*TASK DATA:*
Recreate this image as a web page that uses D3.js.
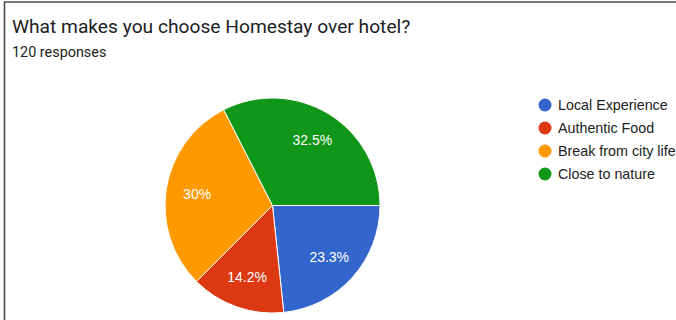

...

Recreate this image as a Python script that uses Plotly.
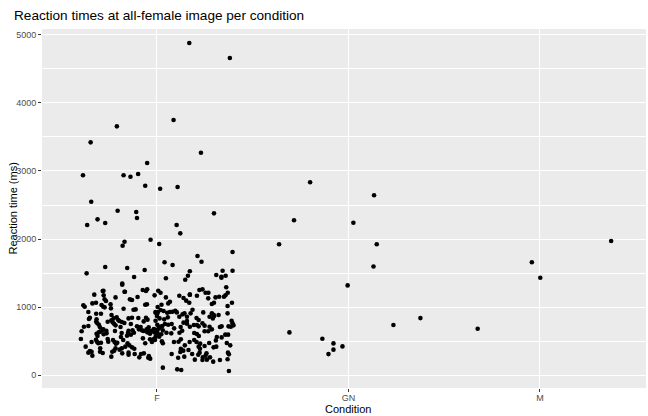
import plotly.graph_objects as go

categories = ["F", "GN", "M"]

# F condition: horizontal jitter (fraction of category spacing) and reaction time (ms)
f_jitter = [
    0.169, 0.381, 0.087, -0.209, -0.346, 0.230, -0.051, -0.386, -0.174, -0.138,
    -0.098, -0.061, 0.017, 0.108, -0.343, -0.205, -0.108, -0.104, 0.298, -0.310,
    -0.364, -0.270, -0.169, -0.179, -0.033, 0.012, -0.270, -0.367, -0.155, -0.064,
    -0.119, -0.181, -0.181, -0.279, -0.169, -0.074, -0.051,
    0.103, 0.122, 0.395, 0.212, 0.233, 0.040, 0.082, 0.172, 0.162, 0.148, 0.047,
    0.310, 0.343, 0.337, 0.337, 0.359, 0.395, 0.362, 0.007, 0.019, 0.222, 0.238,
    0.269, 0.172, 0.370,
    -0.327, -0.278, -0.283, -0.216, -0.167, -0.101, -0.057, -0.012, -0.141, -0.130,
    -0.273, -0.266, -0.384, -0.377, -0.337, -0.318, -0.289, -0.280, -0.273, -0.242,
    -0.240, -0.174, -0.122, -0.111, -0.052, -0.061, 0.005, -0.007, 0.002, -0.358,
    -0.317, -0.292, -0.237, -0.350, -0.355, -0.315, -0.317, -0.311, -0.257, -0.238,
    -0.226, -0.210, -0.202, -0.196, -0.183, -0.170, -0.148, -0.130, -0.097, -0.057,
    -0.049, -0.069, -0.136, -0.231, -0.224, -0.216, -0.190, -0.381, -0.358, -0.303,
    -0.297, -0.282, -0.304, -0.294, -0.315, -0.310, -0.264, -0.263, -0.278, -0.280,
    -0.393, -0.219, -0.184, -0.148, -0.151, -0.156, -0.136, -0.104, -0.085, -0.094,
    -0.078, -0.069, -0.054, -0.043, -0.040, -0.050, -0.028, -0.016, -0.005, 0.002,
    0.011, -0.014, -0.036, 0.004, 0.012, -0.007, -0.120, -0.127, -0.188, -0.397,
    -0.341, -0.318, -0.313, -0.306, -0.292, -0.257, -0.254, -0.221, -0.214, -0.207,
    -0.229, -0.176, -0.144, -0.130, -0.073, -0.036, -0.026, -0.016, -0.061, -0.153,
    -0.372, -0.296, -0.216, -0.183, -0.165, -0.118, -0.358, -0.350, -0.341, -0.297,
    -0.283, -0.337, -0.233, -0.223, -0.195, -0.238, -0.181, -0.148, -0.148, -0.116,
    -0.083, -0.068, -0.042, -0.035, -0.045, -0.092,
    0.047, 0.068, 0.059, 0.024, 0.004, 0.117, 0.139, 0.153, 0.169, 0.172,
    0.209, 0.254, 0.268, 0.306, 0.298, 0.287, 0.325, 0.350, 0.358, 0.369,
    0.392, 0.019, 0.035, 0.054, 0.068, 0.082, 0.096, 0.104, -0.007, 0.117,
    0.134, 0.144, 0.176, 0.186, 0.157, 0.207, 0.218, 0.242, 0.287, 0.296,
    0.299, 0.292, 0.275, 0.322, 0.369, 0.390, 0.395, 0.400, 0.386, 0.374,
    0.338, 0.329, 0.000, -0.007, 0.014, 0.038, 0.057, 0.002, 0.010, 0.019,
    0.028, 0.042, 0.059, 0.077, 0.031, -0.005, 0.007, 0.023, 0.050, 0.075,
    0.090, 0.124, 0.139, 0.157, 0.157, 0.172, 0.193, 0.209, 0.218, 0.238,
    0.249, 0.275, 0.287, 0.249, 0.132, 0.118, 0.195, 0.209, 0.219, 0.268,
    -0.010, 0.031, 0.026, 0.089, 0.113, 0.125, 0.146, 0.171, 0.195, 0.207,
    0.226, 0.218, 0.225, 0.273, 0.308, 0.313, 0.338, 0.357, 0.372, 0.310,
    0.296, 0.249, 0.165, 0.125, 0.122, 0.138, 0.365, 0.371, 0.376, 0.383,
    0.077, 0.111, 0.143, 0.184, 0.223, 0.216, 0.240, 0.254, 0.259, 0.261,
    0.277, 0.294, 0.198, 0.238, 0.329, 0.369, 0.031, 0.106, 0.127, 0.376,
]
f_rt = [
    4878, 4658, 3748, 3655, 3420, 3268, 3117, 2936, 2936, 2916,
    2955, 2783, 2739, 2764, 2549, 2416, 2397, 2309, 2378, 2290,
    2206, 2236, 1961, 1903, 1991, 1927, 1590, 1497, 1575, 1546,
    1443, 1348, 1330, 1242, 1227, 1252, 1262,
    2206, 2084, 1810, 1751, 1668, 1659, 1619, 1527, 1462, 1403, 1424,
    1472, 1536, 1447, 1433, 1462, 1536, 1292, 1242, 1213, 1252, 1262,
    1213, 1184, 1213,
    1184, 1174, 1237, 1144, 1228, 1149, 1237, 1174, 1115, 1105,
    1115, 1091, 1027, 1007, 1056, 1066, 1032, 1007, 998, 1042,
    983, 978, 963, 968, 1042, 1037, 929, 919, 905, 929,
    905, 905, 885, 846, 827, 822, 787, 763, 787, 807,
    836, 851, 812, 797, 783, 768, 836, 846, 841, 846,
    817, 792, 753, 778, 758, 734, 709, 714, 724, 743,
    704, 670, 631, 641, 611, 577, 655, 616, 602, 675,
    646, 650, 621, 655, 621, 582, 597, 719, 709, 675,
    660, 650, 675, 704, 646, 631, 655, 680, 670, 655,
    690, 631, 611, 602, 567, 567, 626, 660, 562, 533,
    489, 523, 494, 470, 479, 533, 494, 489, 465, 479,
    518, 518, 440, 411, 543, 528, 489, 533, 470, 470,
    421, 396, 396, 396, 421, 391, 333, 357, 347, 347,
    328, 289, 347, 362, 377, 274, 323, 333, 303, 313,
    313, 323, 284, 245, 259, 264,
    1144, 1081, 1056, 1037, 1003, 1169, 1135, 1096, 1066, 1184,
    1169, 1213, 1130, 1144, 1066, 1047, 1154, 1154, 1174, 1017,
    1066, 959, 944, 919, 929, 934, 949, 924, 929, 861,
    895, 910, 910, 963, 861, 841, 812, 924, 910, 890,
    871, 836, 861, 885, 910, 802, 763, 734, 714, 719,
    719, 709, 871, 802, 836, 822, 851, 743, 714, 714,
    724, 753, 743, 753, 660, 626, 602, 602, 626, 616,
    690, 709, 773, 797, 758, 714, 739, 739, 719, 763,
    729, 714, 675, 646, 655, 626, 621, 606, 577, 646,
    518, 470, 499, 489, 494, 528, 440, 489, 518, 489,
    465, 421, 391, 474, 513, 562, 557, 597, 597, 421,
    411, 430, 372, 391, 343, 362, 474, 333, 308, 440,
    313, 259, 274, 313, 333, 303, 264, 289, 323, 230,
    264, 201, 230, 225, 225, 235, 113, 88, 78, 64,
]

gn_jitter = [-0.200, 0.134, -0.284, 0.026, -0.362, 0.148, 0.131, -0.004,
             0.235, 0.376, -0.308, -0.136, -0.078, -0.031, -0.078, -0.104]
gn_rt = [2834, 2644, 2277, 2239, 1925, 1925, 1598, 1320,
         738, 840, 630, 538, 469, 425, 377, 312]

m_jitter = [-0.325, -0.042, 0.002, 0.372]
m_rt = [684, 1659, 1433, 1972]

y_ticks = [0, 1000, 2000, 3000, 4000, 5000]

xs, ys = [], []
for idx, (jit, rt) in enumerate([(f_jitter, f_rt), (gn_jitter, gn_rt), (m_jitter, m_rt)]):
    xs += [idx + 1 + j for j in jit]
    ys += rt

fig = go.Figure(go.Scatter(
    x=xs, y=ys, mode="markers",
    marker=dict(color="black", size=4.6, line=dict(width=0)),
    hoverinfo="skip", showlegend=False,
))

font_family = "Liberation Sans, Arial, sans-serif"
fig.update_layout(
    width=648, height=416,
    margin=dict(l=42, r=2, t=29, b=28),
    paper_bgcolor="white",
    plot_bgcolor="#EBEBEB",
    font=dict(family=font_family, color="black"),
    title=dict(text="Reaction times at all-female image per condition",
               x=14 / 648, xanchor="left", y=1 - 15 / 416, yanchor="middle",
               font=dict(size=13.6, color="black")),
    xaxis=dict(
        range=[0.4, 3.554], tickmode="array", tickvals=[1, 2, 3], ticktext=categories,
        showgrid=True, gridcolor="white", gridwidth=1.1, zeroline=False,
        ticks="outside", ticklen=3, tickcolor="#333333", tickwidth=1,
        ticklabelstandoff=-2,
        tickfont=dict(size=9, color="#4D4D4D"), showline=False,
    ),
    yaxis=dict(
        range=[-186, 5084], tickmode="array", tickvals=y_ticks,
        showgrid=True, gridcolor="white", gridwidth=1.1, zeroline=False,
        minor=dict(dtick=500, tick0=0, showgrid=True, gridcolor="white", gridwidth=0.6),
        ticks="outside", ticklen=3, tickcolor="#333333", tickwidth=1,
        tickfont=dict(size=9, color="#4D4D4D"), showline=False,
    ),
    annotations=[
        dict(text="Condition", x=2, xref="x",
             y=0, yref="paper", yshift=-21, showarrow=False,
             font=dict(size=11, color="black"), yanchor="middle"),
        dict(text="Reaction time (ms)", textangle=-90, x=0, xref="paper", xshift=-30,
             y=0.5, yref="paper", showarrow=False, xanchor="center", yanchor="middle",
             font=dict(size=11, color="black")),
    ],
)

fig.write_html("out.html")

*EXERCISE TASK:* Give only the number of lines that include the word "uses".

*THE ANSWER:* 2